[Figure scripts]
§

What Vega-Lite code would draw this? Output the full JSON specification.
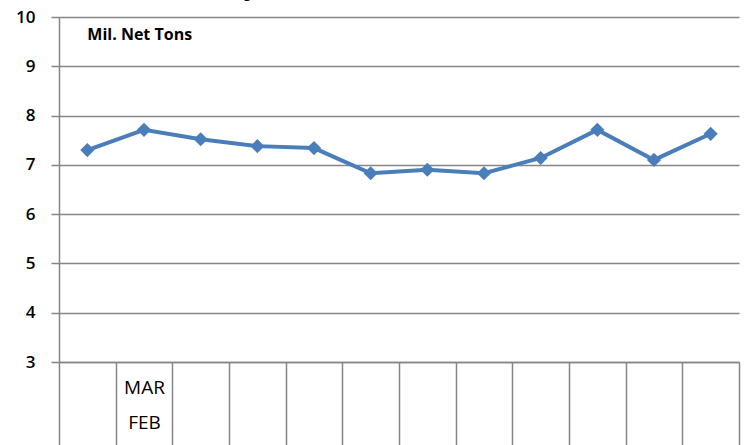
{
  "$schema": "https://vega.github.io/schema/vega-lite/v6.json",
  "width": 680,
  "height": 345,
  "autosize": {"type": "none"},
  "padding": {"left": 59, "top": 17, "right": 7, "bottom": 83},
  "background": "white",
  "title": {
    "text": "Monthly Raw Steel Production",
    "font": "Liberation Serif",
    "fontSize": 35,
    "fontWeight": "bold",
    "color": "#000000",
    "anchor": "start",
    "frame": "group",
    "baseline": "alphabetic",
    "offset": 7,
    "dx": 74,
    "dy": 27
  },
  "config": {
    "view": {"stroke": null},
    "font": "Open Sans"
  },
  "data": {
    "values": [
      {"month": "JAN", "tons": 7.30},
      {"month": "FEB", "tons": 7.71},
      {"month": "MAR", "tons": 7.52},
      {"month": "APR", "tons": 7.38},
      {"month": "MAY", "tons": 7.34},
      {"month": "JUN", "tons": 6.83},
      {"month": "JUL", "tons": 6.90},
      {"month": "AUG", "tons": 6.83},
      {"month": "SEP", "tons": 7.14},
      {"month": "OCT", "tons": 7.71},
      {"month": "NOV", "tons": 7.10},
      {"month": "DEC", "tons": 7.63}
    ]
  },
  "encoding": {
    "x": {
      "field": "month",
      "type": "nominal",
      "sort": null,
      "scale": {"paddingInner": 0, "paddingOuter": 0},
      "axis": {
        "title": null,
        "orient": "bottom",
        "labelAngle": 0,
        "labelExpr": "datum.label == 'FEB' ? ['MAR', 'FEB'] : ''",
        "labelFont": "Open Sans",
        "labelFontSize": 19,
        "labelColor": "#000000",
        "labelBaseline": "middle",
        "labelLineHeight": 35,
        "labelPadding": -58,
        "tickBand": "extent",
        "tickSize": 83,
        "tickColor": "#868686",
        "tickWidth": 1.5,
        "domainColor": "#868686",
        "domainWidth": 1.5,
        "grid": false,
        "labelOverlap": false
      }
    },
    "y": {
      "field": "tons",
      "type": "quantitative",
      "scale": {"domain": [3, 10], "nice": false, "zero": false},
      "axis": {
        "title": null,
        "values": [3, 4, 5, 6, 7, 8, 9, 10],
        "labelFont": "Open Sans",
        "labelFontSize": 17,
        "labelFontWeight": 600,
        "labelColor": "#000000",
        "labelPadding": 16,
        "tickSize": 8,
        "tickColor": "#868686",
        "tickWidth": 1.5,
        "domainColor": "#868686",
        "domainWidth": 1.5,
        "grid": true,
        "gridColor": "#868686",
        "gridWidth": 1.5,
        "gridOpacity": 1
      }
    }
  },
  "layer": [
    {
      "mark": {"type": "line", "color": "#4A7EBB", "strokeWidth": 4}
    },
    {
      "mark": {"type": "point", "shape": "diamond", "filled": true, "color": "#4A7EBB", "size": 200, "opacity": 1}
    },
    {
      "data": {"values": [{"month": "JAN", "tons": 9.63, "label": "Mil. Net Tons"}]},
      "mark": {"type": "text", "align": "left", "baseline": "middle", "dx": 0, "font": "Open Sans", "fontSize": 16, "fontWeight": "bold", "color": "#000000"},
      "encoding": {"text": {"field": "label"}}
    }
  ]
}
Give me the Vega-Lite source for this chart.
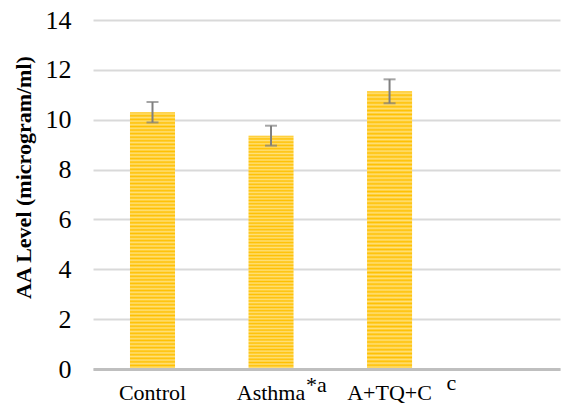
{
"$schema": "https://vega.github.io/schema/vega-lite/v6.json",
"width": 467,
"height": 349,
"autosize": {"type": "none"},
"padding": {"left": 93, "top": 20, "right": 1, "bottom": 35},
"config": {"view": {"stroke": null}, "font": "Liberation Serif",
"axisY": {"labelFont": "Liberation Serif", "labelFontSize": 26, "labelColor": "#000000"}},
"data": {"values": [
{"group": "Control", "mean": 10.3, "lo": 9.89, "hi": 10.71},
{"group": "Asthma", "mean": 9.36, "lo": 8.96, "hi": 9.76},
{"group": "A+TQ+C", "mean": 11.14, "lo": 10.66, "hi": 11.62}
]},
"encoding": {
"x": {"field": "group", "type": "nominal", "sort": null,
"scale": {"domain": ["Control", "Asthma", "A+TQ+C"], "paddingInner": 0.62, "paddingOuter": 0.78, "align": 0.2},
"axis": {"title": null, "labelAngle": 0, "ticks": false, "labelPadding": 13, "labelFont": "Liberation Serif", "labelFontSize": 22, "labelColor": "#000000", "domainColor": "#bfbfbf", "domainWidth": 3, "zindex": 1}}
},
"layer": [
{"mark": {"type": "bar", "color": {"gradient": "linear", "x1": 0, "y1": 0, "x2": 0, "y2": 1, "stops": [
{"offset":0,"color":"#FFC000"},{"offset":0.0069,"color":"#FFE07A"},{"offset":0.0139,"color":"#FFC000"},{"offset":0.0208,"color":"#FFE07A"},{"offset":0.0278,"color":"#FFC000"},{"offset":0.0347,"color":"#FFE07A"},{"offset":0.0417,"color":"#FFC000"},{"offset":0.0486,"color":"#FFE07A"},{"offset":0.0556,"color":"#FFC000"},{"offset":0.0625,"color":"#FFE07A"},{"offset":0.0694,"color":"#FFC000"},{"offset":0.0764,"color":"#FFE07A"},{"offset":0.0833,"color":"#FFC000"},{"offset":0.0903,"color":"#FFE07A"},{"offset":0.0972,"color":"#FFC000"},{"offset":0.1042,"color":"#FFE07A"},{"offset":0.1111,"color":"#FFC000"},{"offset":0.1181,"color":"#FFE07A"},{"offset":0.125,"color":"#FFC000"},{"offset":0.1319,"color":"#FFE07A"},{"offset":0.1389,"color":"#FFC000"},{"offset":0.1458,"color":"#FFE07A"},{"offset":0.1528,"color":"#FFC000"},{"offset":0.1597,"color":"#FFE07A"},{"offset":0.1667,"color":"#FFC000"},{"offset":0.1736,"color":"#FFE07A"},{"offset":0.1806,"color":"#FFC000"},{"offset":0.1875,"color":"#FFE07A"},{"offset":0.1944,"color":"#FFC000"},{"offset":0.2014,"color":"#FFE07A"},{"offset":0.2083,"color":"#FFC000"},{"offset":0.2153,"color":"#FFE07A"},{"offset":0.2222,"color":"#FFC000"},{"offset":0.2292,"color":"#FFE07A"},{"offset":0.2361,"color":"#FFC000"},{"offset":0.2431,"color":"#FFE07A"},{"offset":0.25,"color":"#FFC000"},{"offset":0.2569,"color":"#FFE07A"},{"offset":0.2639,"color":"#FFC000"},{"offset":0.2708,"color":"#FFE07A"},{"offset":0.2778,"color":"#FFC000"},{"offset":0.2847,"color":"#FFE07A"},{"offset":0.2917,"color":"#FFC000"},{"offset":0.2986,"color":"#FFE07A"},{"offset":0.3056,"color":"#FFC000"},{"offset":0.3125,"color":"#FFE07A"},{"offset":0.3194,"color":"#FFC000"},{"offset":0.3264,"color":"#FFE07A"},{"offset":0.3333,"color":"#FFC000"},{"offset":0.3403,"color":"#FFE07A"},{"offset":0.3472,"color":"#FFC000"},{"offset":0.3542,"color":"#FFE07A"},{"offset":0.3611,"color":"#FFC000"},{"offset":0.3681,"color":"#FFE07A"},{"offset":0.375,"color":"#FFC000"},{"offset":0.3819,"color":"#FFE07A"},{"offset":0.3889,"color":"#FFC000"},{"offset":0.3958,"color":"#FFE07A"},{"offset":0.4028,"color":"#FFC000"},{"offset":0.4097,"color":"#FFE07A"},{"offset":0.4167,"color":"#FFC000"},{"offset":0.4236,"color":"#FFE07A"},{"offset":0.4306,"color":"#FFC000"},{"offset":0.4375,"color":"#FFE07A"},{"offset":0.4444,"color":"#FFC000"},{"offset":0.4514,"color":"#FFE07A"},{"offset":0.4583,"color":"#FFC000"},{"offset":0.4653,"color":"#FFE07A"},{"offset":0.4722,"color":"#FFC000"},{"offset":0.4792,"color":"#FFE07A"},{"offset":0.4861,"color":"#FFC000"},{"offset":0.4931,"color":"#FFE07A"},{"offset":0.5,"color":"#FFC000"},{"offset":0.5069,"color":"#FFE07A"},{"offset":0.5139,"color":"#FFC000"},{"offset":0.5208,"color":"#FFE07A"},{"offset":0.5278,"color":"#FFC000"},{"offset":0.5347,"color":"#FFE07A"},{"offset":0.5417,"color":"#FFC000"},{"offset":0.5486,"color":"#FFE07A"},{"offset":0.5556,"color":"#FFC000"},{"offset":0.5625,"color":"#FFE07A"},{"offset":0.5694,"color":"#FFC000"},{"offset":0.5764,"color":"#FFE07A"},{"offset":0.5833,"color":"#FFC000"},{"offset":0.5903,"color":"#FFE07A"},{"offset":0.5972,"color":"#FFC000"},{"offset":0.6042,"color":"#FFE07A"},{"offset":0.6111,"color":"#FFC000"},{"offset":0.6181,"color":"#FFE07A"},{"offset":0.625,"color":"#FFC000"},{"offset":0.6319,"color":"#FFE07A"},{"offset":0.6389,"color":"#FFC000"},{"offset":0.6458,"color":"#FFE07A"},{"offset":0.6528,"color":"#FFC000"},{"offset":0.6597,"color":"#FFE07A"},{"offset":0.6667,"color":"#FFC000"},{"offset":0.6736,"color":"#FFE07A"},{"offset":0.6806,"color":"#FFC000"},{"offset":0.6875,"color":"#FFE07A"},{"offset":0.6944,"color":"#FFC000"},{"offset":0.7014,"color":"#FFE07A"},{"offset":0.7083,"color":"#FFC000"},{"offset":0.7153,"color":"#FFE07A"},{"offset":0.7222,"color":"#FFC000"},{"offset":0.7292,"color":"#FFE07A"},{"offset":0.7361,"color":"#FFC000"},{"offset":0.7431,"color":"#FFE07A"},{"offset":0.75,"color":"#FFC000"},{"offset":0.7569,"color":"#FFE07A"},{"offset":0.7639,"color":"#FFC000"},{"offset":0.7708,"color":"#FFE07A"},{"offset":0.7778,"color":"#FFC000"},{"offset":0.7847,"color":"#FFE07A"},{"offset":0.7917,"color":"#FFC000"},{"offset":0.7986,"color":"#FFE07A"},{"offset":0.8056,"color":"#FFC000"},{"offset":0.8125,"color":"#FFE07A"},{"offset":0.8194,"color":"#FFC000"},{"offset":0.8264,"color":"#FFE07A"},{"offset":0.8333,"color":"#FFC000"},{"offset":0.8403,"color":"#FFE07A"},{"offset":0.8472,"color":"#FFC000"},{"offset":0.8542,"color":"#FFE07A"},{"offset":0.8611,"color":"#FFC000"},{"offset":0.8681,"color":"#FFE07A"},{"offset":0.875,"color":"#FFC000"},{"offset":0.8819,"color":"#FFE07A"},{"offset":0.8889,"color":"#FFC000"},{"offset":0.8958,"color":"#FFE07A"},{"offset":0.9028,"color":"#FFC000"},{"offset":0.9097,"color":"#FFE07A"},{"offset":0.9167,"color":"#FFC000"},{"offset":0.9236,"color":"#FFE07A"},{"offset":0.9306,"color":"#FFC000"},{"offset":0.9375,"color":"#FFE07A"},{"offset":0.9444,"color":"#FFC000"},{"offset":0.9514,"color":"#FFE07A"},{"offset":0.9583,"color":"#FFC000"},{"offset":0.9653,"color":"#FFE07A"},{"offset":0.9722,"color":"#FFC000"},{"offset":0.9792,"color":"#FFE07A"},{"offset":0.9861,"color":"#FFC000"},{"offset":0.9931,"color":"#FFE07A"},{"offset":1,"color":"#FFC000"}
]}},
"encoding": {
"y": {"field": "mean", "type": "quantitative",
"scale": {"domain": [0, 14], "nice": false},
"axis": {"values": [0, 2, 4, 6, 8, 10, 12, 14], "domain": false, "ticks": false, "labelPadding": 22, "labelFont": "Liberation Serif", "labelFontSize": 26, "labelColor": "#000000", "gridColor": "#d9d9d9", "gridWidth": 2,
"title": "AA  Level (microgram/ml)", "titleFont": "Liberation Serif", "titleFontSize": 22, "titleFontWeight": "bold", "titleColor": "#000000", "titleX": -70, "titleY": 157, "titleBaseline": "middle", "titleAngle": -90}}
}},
{"mark": {"type": "rule", "color": "#7f7f7f", "strokeWidth": 2},
"encoding": {"y": {"field": "lo", "type": "quantitative",
"axis": {"values": [0, 2, 4, 6, 8, 10, 12, 14], "domain": false, "ticks": false, "labelPadding": 22, "labelFont": "Liberation Serif", "labelFontSize": 26, "labelColor": "#000000", "gridColor": "#d9d9d9", "gridWidth": 2,
"title": "AA  Level (microgram/ml)", "titleFont": "Liberation Serif", "titleFontSize": 22, "titleFontWeight": "bold", "titleColor": "#000000", "titleX": -70, "titleY": 157, "titleBaseline": "middle", "titleAngle": -90}}, "y2": {"field": "hi"}}},
{"mark": {"type": "tick", "color": "#7f7f7f", "thickness": 2, "size": 12, "orient": "horizontal"},
"encoding": {"y": {"field": "hi", "type": "quantitative",
"axis": {"values": [0, 2, 4, 6, 8, 10, 12, 14], "domain": false, "ticks": false, "labelPadding": 22, "labelFont": "Liberation Serif", "labelFontSize": 26, "labelColor": "#000000", "gridColor": "#d9d9d9", "gridWidth": 2,
"title": "AA  Level (microgram/ml)", "titleFont": "Liberation Serif", "titleFontSize": 22, "titleFontWeight": "bold", "titleColor": "#000000", "titleX": -70, "titleY": 157, "titleBaseline": "middle", "titleAngle": -90}}}},
{"mark": {"type": "tick", "color": "#7f7f7f", "thickness": 2, "size": 12, "orient": "horizontal"},
"encoding": {"y": {"field": "lo", "type": "quantitative",
"axis": {"values": [0, 2, 4, 6, 8, 10, 12, 14], "domain": false, "ticks": false, "labelPadding": 22, "labelFont": "Liberation Serif", "labelFontSize": 26, "labelColor": "#000000", "gridColor": "#d9d9d9", "gridWidth": 2,
"title": "AA  Level (microgram/ml)", "titleFont": "Liberation Serif", "titleFontSize": 22, "titleFontWeight": "bold", "titleColor": "#000000", "titleX": -70, "titleY": 157, "titleBaseline": "middle", "titleAngle": -90}}}},
{"data": {"values": [{"group": "Asthma", "note": "*a"}]},
"mark": {"type": "text", "align": "left", "baseline": "alphabetic", "dx": 35, "dy": 23, "font": "Liberation Serif", "fontSize": 22, "color": "#000000"},
"encoding": {"y": {"datum": 0, "type": "quantitative",
"axis": {"values": [0, 2, 4, 6, 8, 10, 12, 14], "domain": false, "ticks": false, "labelPadding": 22, "labelFont": "Liberation Serif", "labelFontSize": 26, "labelColor": "#000000", "gridColor": "#d9d9d9", "gridWidth": 2,
"title": "AA  Level (microgram/ml)", "titleFont": "Liberation Serif", "titleFontSize": 22, "titleFontWeight": "bold", "titleColor": "#000000", "titleX": -70, "titleY": 157, "titleBaseline": "middle", "titleAngle": -90}}, "text": {"field": "note"}}},
{"data": {"values": [{"group": "A+TQ+C", "note": "c"}]},
"mark": {"type": "text", "align": "left", "baseline": "alphabetic", "dx": 57, "dy": 21, "font": "Liberation Serif", "fontSize": 22, "color": "#000000"},
"encoding": {"y": {"datum": 0, "type": "quantitative",
"axis": {"values": [0, 2, 4, 6, 8, 10, 12, 14], "domain": false, "ticks": false, "labelPadding": 22, "labelFont": "Liberation Serif", "labelFontSize": 26, "labelColor": "#000000", "gridColor": "#d9d9d9", "gridWidth": 2,
"title": "AA  Level (microgram/ml)", "titleFont": "Liberation Serif", "titleFontSize": 22, "titleFontWeight": "bold", "titleColor": "#000000", "titleX": -70, "titleY": 157, "titleBaseline": "middle", "titleAngle": -90}}, "text": {"field": "note"}}}
]
}
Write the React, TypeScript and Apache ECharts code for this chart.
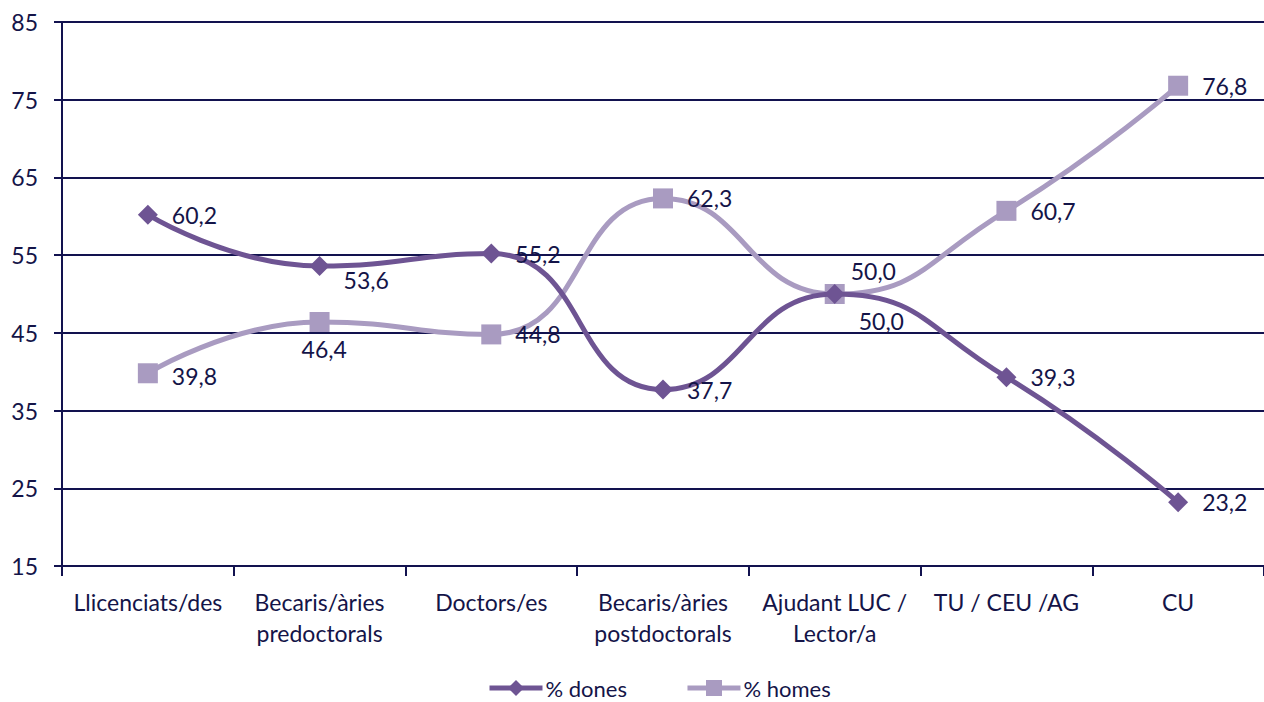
import React, { useEffect, useRef } from "react";
import * as echarts from "echarts";

const categories = [
  "Llicenciats/des",
  "Becaris/àries\npredoctorals",
  "Doctors/es",
  "Becaris/àries\npostdoctorals",
  "Ajudant LUC /\nLector/a",
  "TU / CEU /AG",
  "CU",
];
const dones = [60.2, 53.6, 55.2, 37.7, 50.0, 39.3, 23.2];
const homes = [39.8, 46.4, 44.8, 62.3, 50.0, 60.7, 76.8];
const yTicks = [15, 25, 35, 45, 55, 65, 75, 85];

const BASE = yTicks[0];
const NAVY = "#12124F";
const TEXT = "#141448";
const DARK = "#6E5493";
const LIGHT = "#A99BC1";
const FONT = "Lato";
const FS = 23;

const donesOffsets: Record<number, number[]> = { 1: [0, 14], 4: [0, 27] };
const homesOffsets: Record<number, number[]> = { 0: [0, 3], 1: [-42, 27], 4: [-8, -23] };

const fmt = (v: number) => v.toFixed(1).replace(".", ",");

export default function App() {
  const ref = useRef<HTMLDivElement>(null);
  useEffect(() => {
    if (!ref.current) return;
    const chart = echarts.init(ref.current, undefined, { renderer: "svg" });
    const mk = (vals: number[], offs: Record<number, number[]>) =>
      vals.map((v, i) => ({
        value: v - BASE,
        label: offs[i] ? { offset: offs[i] } : undefined,
      }));
    const labelBase = (vals: number[]) => ({
      show: true,
      position: "right" as const,
      distance: 14,
      color: TEXT,
      fontSize: FS,
      fontFamily: FONT,
      formatter: (p: any) => fmt(vals[p.dataIndex]),
    });
    chart.setOption({
      animation: false,
      textStyle: { fontFamily: FONT },
      grid: { left: 62, top: 22, width: 1209, height: 544, containLabel: false },
      legend: {
        top: 677,
        left: 487,
        padding: 0,
        itemWidth: 53,
        itemHeight: 20,
        itemGap: 58,
        lineStyle: { width: 5 },
        textStyle: { color: TEXT, fontSize: 22, lineHeight: 22, fontFamily: FONT, padding: [0, 0, 0, -2] },
        data: ["% dones", "% homes"],
      },
      xAxis: {
        type: "category",
        data: categories,
        boundaryGap: true,
        axisLine: { show: true, lineStyle: { color: NAVY, width: 2 } },
        axisTick: { show: true, length: 10, interval: 0, lineStyle: { color: NAVY, width: 2 } },
        axisLabel: {
          interval: 0,
          color: TEXT,
          fontSize: FS,
          fontFamily: FONT,
          lineHeight: 31,
          margin: 20,
        },
        splitLine: { show: false },
      },
      yAxis: {
        type: "value",
        min: 0,
        max: yTicks[yTicks.length - 1] - BASE,
        interval: 10,
        axisLine: { show: true, lineStyle: { color: NAVY, width: 2 } },
        axisTick: { show: true, length: 8, lineStyle: { color: NAVY, width: 2 } },
        axisLabel: {
          color: TEXT,
          fontSize: FS,
          fontFamily: FONT,
          margin: 24,
          formatter: (v: number) => String(v + BASE),
        },
        splitLine: { show: true, lineStyle: { color: NAVY, width: 2 } },
      },
      series: [
        {
          name: "% dones",
          type: "line",
          smooth: 0.5,
          data: mk(dones, donesOffsets),
          symbol: "diamond",
          symbolSize: 20,
          itemStyle: { color: DARK },
          lineStyle: { color: DARK, width: 5 },
          label: labelBase(dones),
          z: 3,
        },
        {
          name: "% homes",
          type: "line",
          smooth: 0.5,
          data: mk(homes, homesOffsets),
          symbol: "rect",
          symbolSize: 20,
          itemStyle: { color: LIGHT },
          lineStyle: { color: LIGHT, width: 5 },
          label: labelBase(homes),
          z: 2,
        },
      ],
    });
    return () => chart.dispose();
  }, []);
  return (
    <div
      ref={ref}
      style={{ position: "fixed", left: 0, top: 0, width: 1264, height: 702, background: "#fff" }}
    />
  );
}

§

- YOUR GOAL -
Show every line that contains the word "code".

- RESPONSE TO THE TASK -
What Vega-Lite code would draw this? Output the full JSON specification.
Write the React, TypeScript and Apache ECharts code for this chart.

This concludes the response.